This one made it to print

Internal financial crisis

Published in The Clifton Courier, February 22, 2017

I stumbled upon a sum of cash on the way home from the train station the other day and had an ethical crisis.

My first instinct was to snatch it up, with a voice in my head shouting, “woooo free money” and setting off metaphorical party poppers in my mind.

But as soon as I picked it up, I was thrown into turmoil.

Did someone see and report me to the authorities?

What if this money was left here as some kind of drug deal?

Is this a set up hidden camera thing?*

*I sound like I am being paranoid, but I live in Sydney now, which is a major city. And because it’s a major city, it’s a major hazard for this kind of shit.  The last thing I want is to accidentally end up on The Chaser’s War on Everything looking like a thieving scumbag. If I’m going to appear on he ABC I’d prefer it to be on Grand Designs because I’m building my low-impact dream home. Not because I’m a stingebot.

I generally assume someone is watching me all the time. Not in a Hilary Duff Someone’s Watchin’ Over Me kind of way, but more in a fascinated surveillance way.

Most of the time, my imagined stalker keeps me from doing gross/embarrassing/incriminating things, especially while alone. It’s what will stop me from smelling my belly button lint, for example.*

* Do you have any idea how hard it is to not smell something that you know is going to be disgusting? It’s like pressing a bruise or reading Miranda Devine – something you feel as a semi-decent human being you know is wrong but you can’t stop yourself from doing. This imagined stalker is the backbone of whatever dignity I had. It may be unhelathy, but without pretending I’m being watched by some sicko I would be a complete scrubber. And if I didn’t feed this delusion, my “behind closed doors” activity would put me at real risk of blackmail should someone stalk me for real.

But an actual hidden camera stalker would be most unhelpful. I didn’t want to be part of some social experiment that ends up on some wanker’s YouTube prank channel. So, over-exaggerating my movements for even the most distant of cameras to pick up, I looked around to try determine if a person in the vicinity dropped it.

There was no one within a 10 metre radius, and only one guy 50 metres from me.

But just because the person who lost this money wasn’t around me, doesn’t mean they didn’t exist. I didn’t earn that money. I wasn’t given it. I had no claim of ownership over it.

So the voice in my head called me a thief.

Sure, I’ll borrow a bit of oil from my housemate if I’ve run out, but I generally veer away from stealing.

The first thing I ever stole was a pack of Pocahontas stickers from the newsagency when Mr and Mrs Young ran it.* The pack was stuck to a magazine cover as a free gift.
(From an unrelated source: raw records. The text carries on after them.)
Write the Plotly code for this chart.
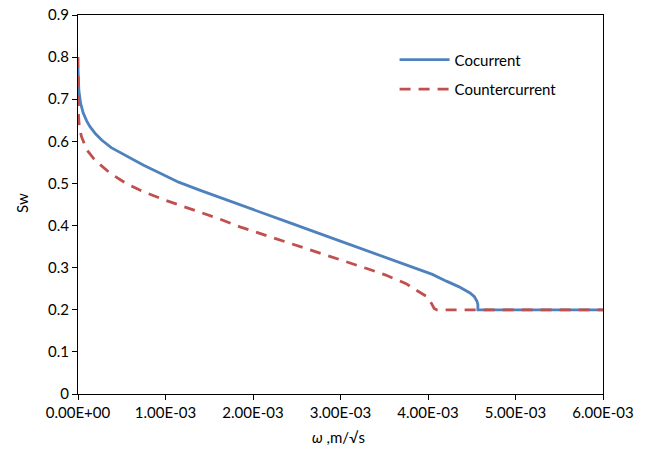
import plotly.graph_objects as go

# Cocurrent curve
co_x = [0, 0.000002, 0.00001, 0.00003, 0.00006, 0.0001, 0.000137, 0.0002, 0.00027,
        0.00038, 0.00056, 0.00075, 0.00094, 0.00115, 0.00139, 0.00165, 0.00174,
        0.002, 0.0024, 0.00288, 0.0033, 0.0036, 0.0039, 0.00405, 0.00421, 0.00435,
        0.00448, 0.00453, 0.00456, 0.00457, 0.00457, 0.006]
co_y = [0.775, 0.75, 0.72, 0.69, 0.667, 0.648, 0.635, 0.618, 0.603,
        0.585, 0.564, 0.543, 0.524, 0.503, 0.484, 0.464, 0.457,
        0.437, 0.408, 0.372, 0.341, 0.318, 0.296, 0.284, 0.268, 0.255,
        0.240, 0.231, 0.220, 0.212, 0.200, 0.200]

# Countercurrent curve
cc_x = [0, 0.000002, 0.000006, 0.000015, 0.00004, 0.0001, 0.000175, 0.00025, 0.00037,
        0.00055, 0.00075, 0.001, 0.00132, 0.0016, 0.00185, 0.0021, 0.0024, 0.00288,
        0.0033, 0.00351, 0.00375, 0.00383, 0.0039, 0.00399, 0.00404, 0.00407,
        0.0041, 0.006]
cc_y = [0.80, 0.72, 0.66, 0.635, 0.611, 0.58, 0.56, 0.545, 0.524,
        0.50, 0.48, 0.46, 0.437, 0.417, 0.397, 0.38, 0.36, 0.328,
        0.298, 0.283, 0.262, 0.251, 0.243, 0.231, 0.215, 0.203,
        0.200, 0.200]

x_ticks = [0, 0.001, 0.002, 0.003, 0.004, 0.005, 0.006]
x_tick_labels = ["0.00E+00", "1.00E-03", "2.00E-03", "3.00E-03", "4.00E-03", "5.00E-03", "6.00E-03"]
y_ticks = [0, 0.1, 0.2, 0.3, 0.4, 0.5, 0.6, 0.7, 0.8, 0.9]
y_tick_labels = ["0", "0.1", "0.2", "0.3", "0.4", "0.5", "0.6", "0.7", "0.8", "0.9"]

FONT = "Lato"
W, H = 646, 454
ML, MR, MT, MB = 78, 43, 15, 60
PW, PH = W - ML - MR, H - MT - MB

fig = go.Figure()
fig.add_trace(go.Scatter(x=co_x, y=co_y, mode="lines", name="Cocurrent",
                         legendgroup="a",
                         line=dict(color="#4F81BD", width=2.8)))
fig.add_trace(go.Scatter(x=cc_x, y=cc_y, mode="lines", name="Countercurrent",
                         legendgroup="b",
                         line=dict(color="#C0504D", width=2.8, dash="11px,8px")))

fig.update_layout(
    width=W, height=H,
    margin=dict(l=ML, r=MR, t=MT, b=MB, autoexpand=False),
    paper_bgcolor="white", plot_bgcolor="white",
    font=dict(family=FONT, size=15, color="black"),
    showlegend=True,
    legend=dict(x=0.603, y=0.925, xanchor="left", yanchor="top",
                bgcolor="rgba(0,0,0,0)", traceorder="grouped",
                tracegroupgap=7, itemwidth=50,
                font=dict(family=FONT, size=15, color="black")),
    xaxis=dict(range=[0, 0.006], tickvals=x_ticks, ticktext=x_tick_labels,
               showgrid=False, zeroline=False, showline=True, linecolor="black",
               linewidth=1, mirror=True, ticks="outside", ticklen=5, tickcolor="black",
               automargin=False, ticklabeloverflow="allow"),
    yaxis=dict(range=[0, 0.9], tickvals=y_ticks, ticktext=y_tick_labels,
               showgrid=False, zeroline=False, showline=True, linecolor="black",
               linewidth=1, mirror=True, ticks="outside", ticklen=5, tickcolor="black",
               automargin=False, ticklabeloverflow="allow"),
    annotations=[
        dict(text="<i>ω</i> ,m/√s", xref="paper", yref="paper",
             x=(338 - ML) / PW, y=-(437 - (H - MB)) / PH,
             xanchor="center", yanchor="middle", showarrow=False,
             font=dict(family=FONT, size=15)),
        dict(text="Sw", xref="paper", yref="paper", textangle=-90,
             x=-(ML - 22) / PW, y=(H - MB - 203) / PH,
             xanchor="center", yanchor="middle", showarrow=False,
             font=dict(family=FONT, size=15)),
    ],
)

fig.write_html("out.html", config={"displayModeBar": False},
               post_script="document.body.style.margin='0';")
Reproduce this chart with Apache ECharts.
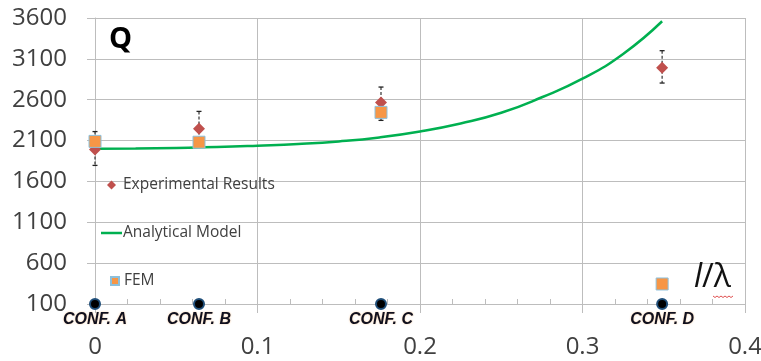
<!DOCTYPE html>
<html>
<head>
<meta charset="utf-8">
<script src="https://cdn.jsdelivr.net/npm/echarts@6/dist/echarts.min.js"></script>
<style>
html,body{margin:0;padding:0;background:#fff;}
#chart{width:761px;height:361px;}
</style>
</head>
<body>
<div id="chart"></div>
<script>
// ---- data ----
const yTickLabels = ['100','600','1100','1600','2100','2600','3100','3600'];
const xTickLabels = ['0','0.1','0.2','0.3','0.4'];
const confX = [0, 0.064, 0.176, 0.349];
const confLabels = ['CONF. A', 'CONF. B', 'CONF. C', 'CONF. D'];
const confY = [100, 100, 100, 100];
const expY = [1990, 2245, 2567, 2990];
const expLow = [1796, 2035, 2347, 2804];
const expHigh = [2210, 2457, 2755, 3200];
const femY = [2090, 2080, 2445, 345];
const modelX = [0, 0.025, 0.05, 0.075, 0.1, 0.125, 0.15, 0.175, 0.2, 0.225, 0.25, 0.275, 0.3, 0.325, 0.349];
const modelY = [2000, 2003, 2010, 2020, 2037, 2058, 2090, 2139, 2212, 2310, 2440, 2630, 2857, 3160, 3560];

const FONT = '"Open Sans", "Liberation Sans", sans-serif';
const GRID_COL = '#bdbdbd';
const legendText = (padLeft) => ({fontFamily: FONT, fontSize: 15.5, color: '#404040', padding: [0, 0, 0, padLeft]});

const chart = echarts.init(document.getElementById('chart'), null, {renderer: 'canvas'});

const option = {
  backgroundColor: '#ffffff',
  animation: false,
  textStyle: {fontFamily: FONT},
  title: {
    text: 'Q', left: 104, top: 20,
    textStyle: {fontFamily: FONT, fontWeight: 'bold', fontSize: 29, color: '#000'}
  },
  grid: {left: 95, right: 16, top: 18, bottom: 57, containLabel: false, outerBoundsMode: 'none'},
  legend: [{
    left: 107, top: 177, padding: 0, itemWidth: 9, itemHeight: 9,
    data: [{name: 'Experimental Results', icon: 'diamond'}],
    textStyle: legendText(2)
  }, {
    left: 101, top: 225, padding: 0, itemWidth: 21, itemHeight: 2.5,
    data: [{name: 'Analytical Model', icon: 'rect'}],
    textStyle: legendText(-4)
  }, {
    left: 110, top: 273, padding: 0, itemWidth: 8, itemHeight: 8,
    data: [{name: 'FEM', icon: 'rect'}],
    textStyle: legendText(0)
  }],
  xAxis: [{
    type: 'value', min: 0, max: 0.4, interval: 0.1,
    axisLine: {show: true, lineStyle: {color: GRID_COL, width: 1}},
    axisTick: {show: true, length: 9, lineStyle: {color: GRID_COL}},
    splitLine: {show: true, lineStyle: {color: GRID_COL, width: 1}},
    axisLabel: {
      margin: 31, fontFamily: FONT, fontSize: 24, color: '#404040',
      formatter: (v, i) => xTickLabels[i]
    }
  }, {
    type: 'value', min: 0, max: 0.4, interval: 0.1, position: 'bottom',
    axisLine: {show: false},
    axisTick: {show: false, inside: true},
    minorTick: {show: true, splitNumber: 5, length: 5, lineStyle: {color: GRID_COL}},
    splitLine: {show: false},
    axisLabel: {show: false}
  }],
  yAxis: [{
    type: 'value', min: 100, max: 3600, show: false, position: 'left'
  }, {
    type: 'value', min: 0, max: 3500, interval: 500, position: 'left',
    axisLine: {show: true, lineStyle: {color: GRID_COL, width: 1}},
    axisTick: {show: true, length: 8, lineStyle: {color: GRID_COL}},
    splitLine: {show: true, lineStyle: {color: GRID_COL, width: 1}},
    axisLabel: {
      margin: 28, fontFamily: FONT, fontSize: 24, color: '#404040',
      formatter: (v, i) => yTickLabels[i]
    }
  }],
  series: [
    {
      name: 'Error', type: 'custom', xAxisIndex: 0, yAxisIndex: 0, z: 3,
      data: confX.map((x, i) => [x, expLow[i], expHigh[i]]),
      encode: {x: 0, y: [1, 2]},
      renderItem: (params, api) => {
        const x = api.value(0);
        const top = api.coord([x, api.value(2)]);
        const bot = api.coord([x, api.value(1)]);
        const w = 2.5;
        const st = {stroke: '#222', lineWidth: 1.3};
        return {type: 'group', children: [
          {type: 'line', shape: {x1: top[0], y1: top[1], x2: bot[0], y2: bot[1]}, style: {stroke: '#333', lineWidth: 1.2, lineDash: [3, 2]}},
          {type: 'line', shape: {x1: top[0] - w, y1: top[1], x2: top[0] + w, y2: top[1]}, style: st},
          {type: 'line', shape: {x1: bot[0] - w, y1: bot[1], x2: bot[0] + w, y2: bot[1]}, style: st}
        ]};
      }
    },
    {
      name: 'Experimental Results', type: 'scatter', xAxisIndex: 0, yAxisIndex: 0, z: 4, clip: false,
      symbol: 'diamond', symbolSize: 12,
      itemStyle: {color: '#c0504d', opacity: 1},
      data: confX.map((x, i) => [x, expY[i]])
    },
    {
      name: 'Analytical Model', type: 'line', xAxisIndex: 0, yAxisIndex: 0, z: 3,
      smooth: true, symbol: 'none', showSymbol: false,
      lineStyle: {color: '#00b050', width: 2.5},
      itemStyle: {color: '#00b050'},
      data: modelX.map((x, i) => [x, modelY[i]])
    },
    {
      name: 'FEM', type: 'scatter', xAxisIndex: 0, yAxisIndex: 0, z: 5, clip: false,
      symbol: 'rect', symbolSize: 12,
      itemStyle: {color: '#f79646', borderColor: '#8cc0dc', borderWidth: 1, opacity: 1},
      data: confX.map((x, i) => [x, femY[i]])
    },
    {
      name: 'Configurations', type: 'scatter', xAxisIndex: 0, yAxisIndex: 0, z: 6, clip: false,
      symbol: 'circle', symbolSize: 10,
      itemStyle: {color: '#000', borderColor: '#1f4e79', borderWidth: 2, opacity: 1},
      label: {
        show: true, position: 'bottom', distance: 2,
        formatter: p => confLabels[p.dataIndex],
        fontFamily: '"Liberation Sans", Arial, sans-serif', fontSize: 16, fontWeight: 'bold', fontStyle: 'italic',
        color: '#10101e', textShadowColor: 'rgba(247,170,90,0.6)', textShadowBlur: 2
      },
      data: confX.map((x, i) => [x, confY[i]])
    }
  ],
  graphic: [
    {
      type: 'text', left: 694, top: 262, z: 10,
      style: {
        text: '{i|l}{n|/λ}',
        rich: {
          i: {fontFamily: FONT, fontSize: 32, fontStyle: 'italic', fill: '#111'},
          n: {fontFamily: FONT, fontSize: 32, fill: '#111'}
        }
      }
    },
    {
      type: 'polyline', z: 10,
      shape: {points: [[713,296],[715,297.5],[717,296],[719,297.5],[721,296],[723,297.5],[725,296],[727,297.5],[729,296],[731,297.5],[733,296]]},
      style: {stroke: '#e05050', lineWidth: 1, fill: null}
    }
  ]
};

chart.setOption(option);
</script>
</body>
</html>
Being about four I didn’t understand the concept of money (and arguably, still haven’t fully grasped some aspects about it i.e. spending it wisely) and my moral compass wasn’t great. So I grabbed it.**

*Marion Young was fabulous. She smoked with gay abandon, always had tasteful lipstick on and had this wonderful dry wit. Some people thought she was a crankypants, but I thought she was a sassy diamond. I’m glad I went to her funeral. They played Bette Midler’s Wind Beneath My Wings.
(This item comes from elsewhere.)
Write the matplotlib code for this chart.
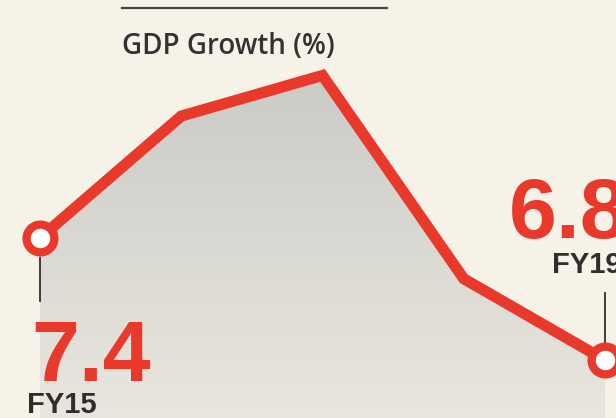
import numpy as np
import matplotlib
matplotlib.use('Agg')
import matplotlib.pyplot as plt
from matplotlib.patches import Polygon

########################################################################
# data
years = ['FY15', 'FY16', 'FY17', 'FY18', 'FY19']
growth = [7.4, 8.0, 8.2, 7.2, 6.8]

bg = '#f6f2e8'
red = '#e8392b'
dark = '#2e2e2e'

########################################################################
fig = plt.figure(figsize=(6.16, 4.18), dpi=100, facecolor=bg)
ax = fig.add_axes([0, 0, 1, 1])
ax.set_facecolor(bg)
ax.set_xlim(-0.283, 4.078)
ax.set_ylim(6.515, 8.571)
ax.axis('off')

x = np.arange(len(years))
y0 = ax.get_ylim()[0]

# grey gradient under the line
verts = [(x[0], y0)] + list(zip(x, growth)) + [(x[-1], y0)]
poly = Polygon(verts, closed=True, facecolor='none', edgecolor='none')
ax.add_patch(poly)
grad = np.linspace(0, 1, 256).reshape(-1, 1)
img = ax.imshow(grad, extent=[x[0], x[-1], y0, max(growth)], origin='lower',
                cmap=matplotlib.colors.LinearSegmentedColormap.from_list(
                    'g', ['#e9e6de', '#cbcbc7']),
                aspect='auto', zorder=1)
img.set_clip_path(poly)

# the line with open markers at both ends
ax.plot(x, growth, color=red, lw=8, solid_joinstyle='miter', zorder=3)
ax.plot([x[0], x[-1]], [growth[0], growth[-1]], 'o', ms=20, mfc='white',
        mec=red, mew=6, zorder=4)

# ticks from end markers to the labels
ax.plot([x[0], x[0]], [growth[0] - 0.1, growth[0] - 0.31], color=dark, lw=1.3)
ax.plot([x[-1], x[-1]], [growth[-1] + 0.08, growth[-1] + 0.33], color=dark, lw=1.3)

# labels
big = dict(family='Liberation Sans', weight='bold', color=red, fontsize=62)
small = dict(family='Liberation Sans', weight='bold', color=dark, fontsize=21)
ax.text(x[0] - 0.06, growth[0] - 0.705, '%.1f' % growth[0], ha='left',
        va='baseline', **big)
ax.text(x[0] - 0.09, growth[0] - 0.86, years[0], ha='left', va='baseline', **small)
ax.text(x[-1] - 0.68, growth[-1] + 0.6, '%.1f' % growth[-1], ha='left',
        va='baseline', **big)
ax.text(x[-1] - 0.375, growth[-1] + 0.43, years[-1], ha='left', va='baseline', **small)

# header
fig.text(122 / 616, 1 - 54 / 418, 'GDP Growth (%)', family='Open Sans',
         weight='semibold', color='#333333', fontsize=20, ha='left', va='baseline')
fig.add_artist(plt.Line2D([122 / 616, 387 / 616], [1 - 8 / 418, 1 - 8 / 418],
                          color='#444444', lw=1.6))

fig.savefig('out.png', dpi=100, facecolor=bg)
**I have to admit, I was concerned about admiting to my past criminal behaviour in black and white print. But I have yet to be rounded up by the sheriff. And while I do still have some trepidations about detailing my past crimes online, I think. I may jsut get away with this grand heist. 
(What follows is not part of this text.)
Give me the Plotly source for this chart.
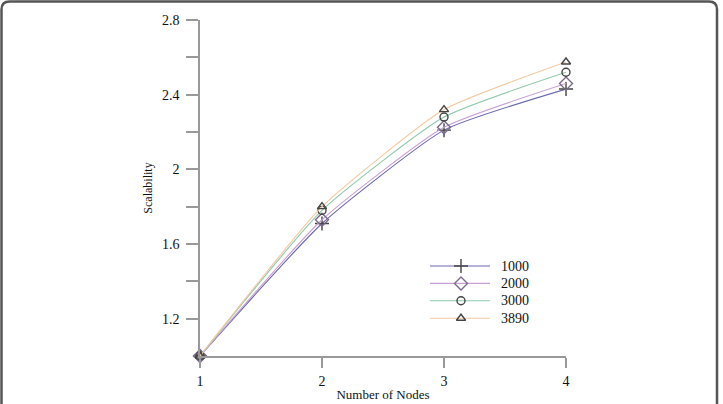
import plotly.graph_objects as go

nodes = [1, 2, 3, 4]
s1000 = [1.0, 1.71, 2.21, 2.43]
s2000 = [1.0, 1.73, 2.225, 2.46]
s3000 = [1.0, 1.78, 2.28, 2.52]
s3890 = [1.0, 1.80, 2.32, 2.575]
names = ["1000", "2000", "3000", "3890"]
line_colors = ["#6b68b0", "#c9a0d6", "#8fc9aa", "#f2c9a0"]
symbols = ["cross-thin-open", "diamond-open", "circle-open", "triangle-up-open"]
marker_colors = ["#444444", "#7a6a88", "#444444", "#444444"]
marker_sizes = [10, 10, 8, 8]
series = [s1000, s2000, s3000, s3890]

ytickvals = [1.2, 1.6, 2.0, 2.4, 2.8]
yticktext = ["1.2", "1.6", "2", "2.4", "2.8"]
yminor = [1.4, 1.8, 2.2, 2.6]

FONT = "Liberation Serif"
TXT = "#111111"

L, R, T, B = 200, 157, 20, 48
W, H = 723, 404
pw, ph = W - L - R, H - T - B

# legend layout (pixel positions within the figure)
LEG_X0, LEG_X1, LEG_MX, LEG_TX = 430, 490, 461, 499
LEG_Y0, LEG_DY = 266, 17.4

fig = go.Figure()
for i, (nm, ys, lc, sym, mc, ms) in enumerate(zip(names, series, line_colors, symbols, marker_colors, marker_sizes)):
    fig.add_trace(go.Scatter(
        x=nodes, y=ys, name=nm, mode="lines+markers", showlegend=False,
        line=dict(color=lc, width=1.1, shape="spline", smoothing=0.5),
        marker=dict(symbol=sym, size=ms, color=mc, line=dict(color=mc, width=1.4)),
        cliponaxis=False,
    ))
    ry_ = LEG_Y0 + i * LEG_DY
    fig.add_trace(go.Scatter(
        x=[LEG_X0, LEG_X1], y=[ry_, ry_], mode="lines", xaxis="x2", yaxis="y2",
        showlegend=False, hoverinfo="skip", line=dict(color=lc, width=1.1)))
    fig.add_trace(go.Scatter(
        x=[LEG_MX], y=[ry_], mode="markers", xaxis="x2", yaxis="y2",
        showlegend=False, hoverinfo="skip",
        marker=dict(symbol=sym, size=ms, color=mc, line=dict(color=mc, width=1.4))))
    fig.add_annotation(x=LEG_TX, y=ry_, xref="x2", yref="y2", text=nm, showarrow=False,
                       xanchor="left", yanchor="middle",
                       font=dict(family=FONT, size=14, color=TXT))

def px(x):
    return (x - L) / pw

def py(y):
    return (H - B - y) / ph

rx, ry = 8 / pw, 8 / ph
x0, x1 = px(1.5), px(717)
yt, yb = py(1.5), py(420)
path = (f"M {x0},{yb} L {x0},{yt - ry} Q {x0},{yt} {x0 + rx},{yt} "
        f"L {x1 - rx},{yt} Q {x1},{yt} {x1},{yt - ry} L {x1},{yb}")

fig.update_layout(
    width=W, height=H,
    margin=dict(l=L, r=R, t=T, b=B, autoexpand=False),
    paper_bgcolor="white", plot_bgcolor="white",
    font=dict(family=FONT, color=TXT),
    showlegend=False,
    shapes=[dict(type="path", xref="paper", yref="paper", path=path,
                 line=dict(color="#555555", width=2.5), layer="above")],
    xaxis=dict(range=[1, 4], tickvals=nodes, ticktext=[str(n) for n in nodes],
               automargin=False,
               showgrid=False, zeroline=False, showline=True, linecolor="#999999", linewidth=1.5,
               ticks="outside", ticklen=10, tickcolor="#999999", tickwidth=1.5,
               ticklabelstandoff=1,
               tickfont=dict(family=FONT, size=14, color=TXT),
               title=dict(text="Number of Nodes", font=dict(family=FONT, size=13, color=TXT), standoff=2)),
    yaxis=dict(range=[1.0, 2.8], tickvals=ytickvals, ticktext=yticktext,
               automargin=False,
               showgrid=False, zeroline=False, showline=True, linecolor="#999999", linewidth=1.5,
               ticks="outside", ticklen=12, tickcolor="#999999", tickwidth=1.5,
               ticklabelstandoff=4,
               minor=dict(tickvals=yminor, ticks="outside", ticklen=12, tickcolor="#999999", tickwidth=1.5, showgrid=False),
               tickfont=dict(family=FONT, size=14, color=TXT),
               title=dict(text="Scalability", font=dict(family=FONT, size=12, color=TXT), standoff=7)),
    xaxis2=dict(overlaying="x", range=[L, W - R], visible=False, fixedrange=True),
    yaxis2=dict(overlaying="y", range=[H - B, T], visible=False, fixedrange=True),
)

fig.write_html("out.html")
I don’t think my parents ever found out about it (sorry if you’re only just discovering now that you raised a criminal) but my older sister did. And she gave me hell for it. The fact that I can remember this suggests it was quite traumatic, which, given my sisters’ vocal abilities, I don’t doubt.

So apparently still living with the emotional scars of that experience, I tend to be to be so adverse to thievery that I can’t even steal someone’s joke. I always follow a repeated joke with a “my sister actually thought of that…”

Finding money on the ground isn’t exactly stealing, but the high-pitched voice of my conscience told me it’s basically the same thing.

But then the deadpan voice of reason kicked in and told me that returning the cash to its rightful owner would be difficult, if not impossible. And reporting it to the police also wouldn’t be realistic.

And the slimy desperate voice in my head who usually only chimes in to justify my behaviour when I’ve done something rash added a valid point. If I had have left it there, it would have gone into the gutter.

And it was due to rain. And then it would have been washed away. And because I trust Disney Pixar would never lie to me, I assumed that when Gill told Nemo, “all drains lead to the ocean” it was true. So that money would’ve ended up in the ocean and could block the airway of turtle if I hadn’t have intervened.

So there was there was nothing else for it.

I pocketed that five bucks and went on my way.